### Given request:
Include in the output only the lines from the opening of the records through the line containing "6.9, 0.7, null];", each printed exactly; pictures are omitted.

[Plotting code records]
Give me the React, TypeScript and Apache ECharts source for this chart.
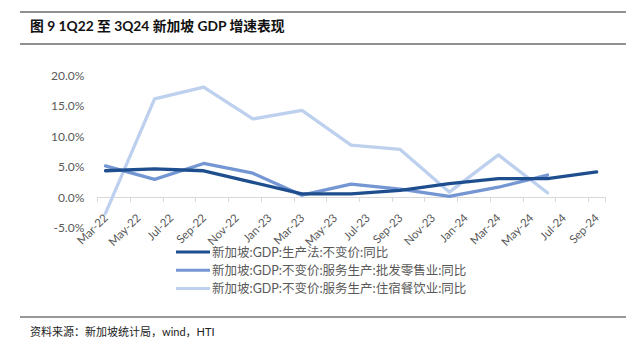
import React, { useEffect, useRef } from "react";
import * as echarts from "echarts";

const months = [
  "Mar-22", "Apr-22", "May-22", "Jun-22", "Jul-22", "Aug-22", "Sep-22", "Oct-22", "Nov-22", "Dec-22",
  "Jan-23", "Feb-23", "Mar-23", "Apr-23", "May-23", "Jun-23", "Jul-23", "Aug-23", "Sep-23", "Oct-23",
  "Nov-23", "Dec-23", "Jan-24", "Feb-24", "Mar-24", "Apr-24", "May-24", "Jun-24", "Jul-24", "Aug-24",
  "Sep-24",
];

const quarters = ["Mar-22", "Jun-22", "Sep-22", "Dec-22", "Mar-23", "Jun-23", "Sep-23", "Dec-23", "Mar-24", "Jun-24", "Sep-24"];

const gdpTotal = [4.3, 4.6, 4.3, 2.4, 0.5, 0.5, 1.1, 2.2, 3.0, 3.0, 4.1];
const wholesaleRetail = [5.1, 2.9, 5.5, 3.9, 0.3, 2.1, 1.3, 0.1, 1.6, 3.6, null];
const accommodationFood = [-2.7, 16.1, 18.0, 12.8, 14.2, 8.5, 7.8, 0.8, 6.9, 0.7, null];

const seriesNames = [
  "新加坡:GDP:生产法:不变价:同比",
  "新加坡:GDP:不变价:服务生产:批发零售业:同比",
  "新加坡:GDP:不变价:服务生产:住宿餐饮业:同比",
];
const seriesColors = ["#1F4E8E", "#7496D3", "#BDD0EE"];

const titleText = "图 9 1Q22 至 3Q24 新加坡 GDP 增速表现";
const sourceText = "资料来源：新加坡统计局，wind，HTI";

function toMonthly(vals: (number | null)[]) {
  const out: (number | null)[] = months.map(() => null);
  quarters.forEach((q, i) => {
    const idx = months.indexOf(q);
    if (idx >= 0 && vals[i] !== null && vals[i] !== undefined) out[idx] = vals[i] as number;
  });
  return out;
}

export default function App() {
  const ref = useRef<HTMLDivElement>(null);
  useEffect(() => {
    if (!ref.current) return;
    const chart = echarts.init(ref.current, null, { renderer: "svg" });
    const latin = "Lato, 'Noto Sans CJK SC', sans-serif";
    const dataSets = [gdpTotal, wholesaleRetail, accommodationFood];
    chart.setOption({
      animation: false,
      backgroundColor: "#ffffff",
      grid: { left: 97.3, right: 39.2, top: 75, bottom: 116.5, containLabel: false },
      xAxis: {
        type: "category",
        data: months,
        boundaryGap: true,
        axisLine: { onZero: true, lineStyle: { color: "#D9D9D9", width: 1 } },
        axisTick: { show: true, interval: 1, length: 5, lineStyle: { color: "#D9D9D9" } },
        axisLabel: {
          interval: 1,
          rotate: 45,
          margin: -12,
          fontSize: 11.5,
          color: "#595959",
          fontFamily: latin,
        },
        splitLine: { show: false },
      },
      yAxis: {
        type: "value",
        min: -5,
        max: 20,
        interval: 5,
        axisLine: { show: false },
        axisTick: { show: false },
        splitLine: { show: false },
        axisLabel: {
          margin: 13,
          fontSize: 12,
          color: "#595959",
          fontFamily: latin,
          formatter: (v: number) => v.toFixed(1) + "%",
        },
      },
      legend: {
        orient: "vertical",
        left: 176,
        top: 245,
        padding: 0,
        itemWidth: 34,
        itemHeight: 3,
        itemGap: 4.3,
        icon: "rect",
        textStyle: { fontSize: 12.5, color: "#595959", fontFamily: latin, lineHeight: 14, padding: [0, 0, 0, -3] },
        data: seriesNames,
      },
      series: seriesNames.map((name, i) => ({
        name,
        type: "line",
        data: toMonthly(dataSets[i]),
        connectNulls: true,
        symbol: "none",
        showSymbol: false,
        lineStyle: { width: 3.3, color: seriesColors[i], cap: "round", join: "round" },
        itemStyle: { color: seriesColors[i] },
        z: 10 - i,
      })),
      graphic: [
        { type: "line", shape: { x1: 20, y1: 12, x2: 626, y2: 12 }, style: { stroke: "#222", lineWidth: 1.2 } },
        { type: "line", shape: { x1: 20, y1: 44, x2: 626, y2: 44 }, style: { stroke: "#222", lineWidth: 1.2 } },
        {
          type: "text",
          left: 30,
          top: 19,
          style: { text: titleText, font: "bold 13.8px Lato, 'Noto Sans CJK SC', sans-serif", fill: "#111" },
        },
        { type: "line", shape: { x1: 20, y1: 317, x2: 626, y2: 317 }, style: { stroke: "#333", lineWidth: 1.2 } },
        {
          type: "text",
          left: 30,
          top: 326,
          style: { text: sourceText, font: "11px Lato, 'Noto Sans CJK SC', sans-serif", fill: "#222" },
        },
      ],
    });
    return () => chart.dispose();
  }, []);
  return <div ref={ref} style={{ position: "fixed", left: 0, top: 0, width: 644, height: 344 }} />;
}
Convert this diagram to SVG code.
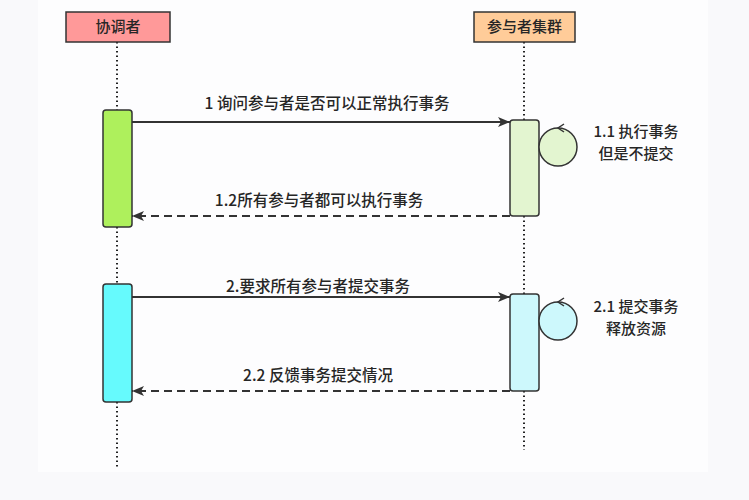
<svg xmlns="http://www.w3.org/2000/svg" width="749" height="500" viewBox="0 0 749 500">
<defs>
<style>
text{font-family:"Noto Sans CJK SC","Noto Sans",sans-serif;fill:#262626;font-size:15.5px;font-weight:500}
.hdr{font-size:15px;text-anchor:middle}
.lbl{text-anchor:middle}
.note{font-size:15px;text-anchor:middle}
.life{stroke:#222;stroke-width:2;stroke-dasharray:1.5 3;fill:none}
.box{stroke:#333;stroke-width:1.5}
.msg{stroke:#333;stroke-width:2;fill:none}
.ret{stroke:#333;stroke-width:2;fill:none;stroke-dasharray:8 5}
.loop{stroke:#333;stroke-width:1.5}
</style>
<marker id="ah" viewBox="0 0 12 10" refX="12" refY="5" markerWidth="12" markerHeight="10" markerUnits="userSpaceOnUse" orient="auto">
<path d="M0,0 L12,5 L0,10 L3,5 Z" fill="#333"/>
</marker>
</defs>
<rect x="0" y="0" width="749" height="500" fill="#f9f9fb"/>
<rect x="38" y="0" width="670" height="472" fill="#fdfdfe"/>
<g id="lifelines">
<line class="life" x1="117" y1="42" x2="117" y2="110"/>
<line class="life" x1="117" y1="227" x2="117" y2="284"/>
<line class="life" x1="117" y1="402" x2="117" y2="468"/>
<line class="life" x1="524" y1="42" x2="524" y2="120"/>
<line class="life" x1="524" y1="216" x2="524" y2="294"/>
<line class="life" x1="524" y1="391" x2="524" y2="450"/>
</g>
<g id="coordinator">
<rect x="66" y="12" width="104" height="30" fill="#f99" class="box"/>
<text class="hdr" x="118" y="32">协调者</text>
</g>
<g id="participants">
<rect x="474" y="12" width="101" height="30" fill="#ffcc99" class="box"/>
<text class="hdr" x="524.5" y="32">参与者集群</text>
</g>
<g id="coord-act1"><rect x="103" y="110" width="29" height="117" rx="3" fill="#aef05c" class="box"/></g>
<g id="coord-act2"><rect x="103" y="284" width="29" height="118" rx="3" fill="#66fafd" class="box"/></g>
<g id="part-act1"><rect x="510" y="120" width="29" height="96" rx="3" fill="#e3f5d0" class="box"/></g>
<g id="part-act2"><rect x="510" y="294" width="29" height="97" rx="3" fill="#cdf8fc" class="box"/></g>
<g id="loop1">
<circle cx="558" cy="147" r="19" fill="#e3f5d0" class="loop"/>
<path d="M564,124 L558,128 L564,132" fill="none" class="loop"/>
<text class="note" x="636" y="137">1.1 执行事务</text>
<text class="note" x="636" y="159">但是不提交</text>
</g>
<g id="loop2">
<circle cx="558" cy="321" r="19" fill="#cdf8fc" class="loop"/>
<path d="M564,298 L558,302 L564,306" fill="none" class="loop"/>
<text class="note" x="636" y="312">2.1 提交事务</text>
<text class="note" x="636" y="334">释放资源</text>
</g>
<g id="connectors">
<line class="msg" x1="132" y1="122" x2="510" y2="122" marker-end="url(#ah)"/>
<line class="ret" x1="510" y1="216" x2="132" y2="216" marker-end="url(#ah)"/>
<line class="msg" x1="132" y1="297" x2="510" y2="297" marker-end="url(#ah)"/>
<line class="ret" x1="510" y1="391" x2="132" y2="391" marker-end="url(#ah)"/>
<text class="lbl" x="327" y="109">1 询问参与者是否可以正常执行事务</text>
<text class="lbl" x="319" y="206">1.2所有参与者都可以执行事务</text>
<text class="lbl" x="318" y="292">2.要求所有参与者提交事务</text>
<text class="lbl" x="318" y="381">2.2 反馈事务提交情况</text>
</g>
</svg>
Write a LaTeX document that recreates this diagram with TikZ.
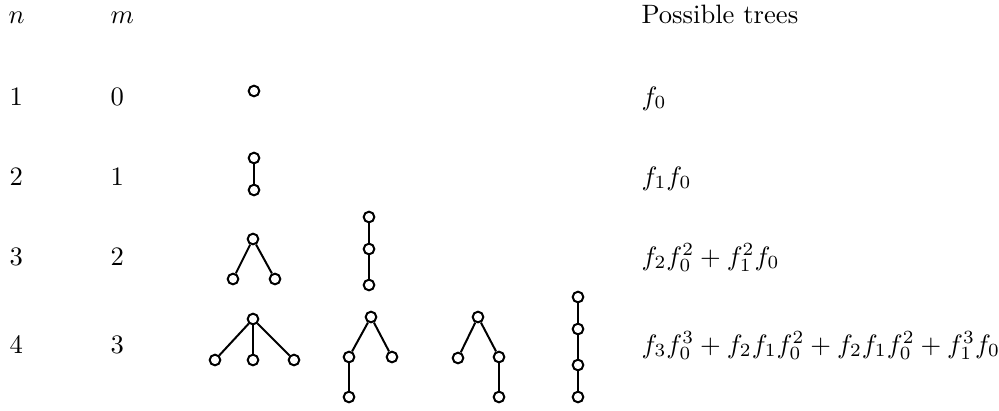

### Exercise answer:
Give me the React, TypeScript and Apache ECharts source for this chart.
import React, { useEffect, useRef } from "react";
import * as echarts from "echarts";

const months = [
  "Mar-22", "Apr-22", "May-22", "Jun-22", "Jul-22", "Aug-22", "Sep-22", "Oct-22", "Nov-22", "Dec-22",
  "Jan-23", "Feb-23", "Mar-23", "Apr-23", "May-23", "Jun-23", "Jul-23", "Aug-23", "Sep-23", "Oct-23",
  "Nov-23", "Dec-23", "Jan-24", "Feb-24", "Mar-24", "Apr-24", "May-24", "Jun-24", "Jul-24", "Aug-24",
  "Sep-24",
];

const quarters = ["Mar-22", "Jun-22", "Sep-22", "Dec-22", "Mar-23", "Jun-23", "Sep-23", "Dec-23", "Mar-24", "Jun-24", "Sep-24"];

const gdpTotal = [4.3, 4.6, 4.3, 2.4, 0.5, 0.5, 1.1, 2.2, 3.0, 3.0, 4.1];
const wholesaleRetail = [5.1, 2.9, 5.5, 3.9, 0.3, 2.1, 1.3, 0.1, 1.6, 3.6, null];
const accommodationFood = [-2.7, 16.1, 18.0, 12.8, 14.2, 8.5, 7.8, 0.8, 6.9, 0.7, null];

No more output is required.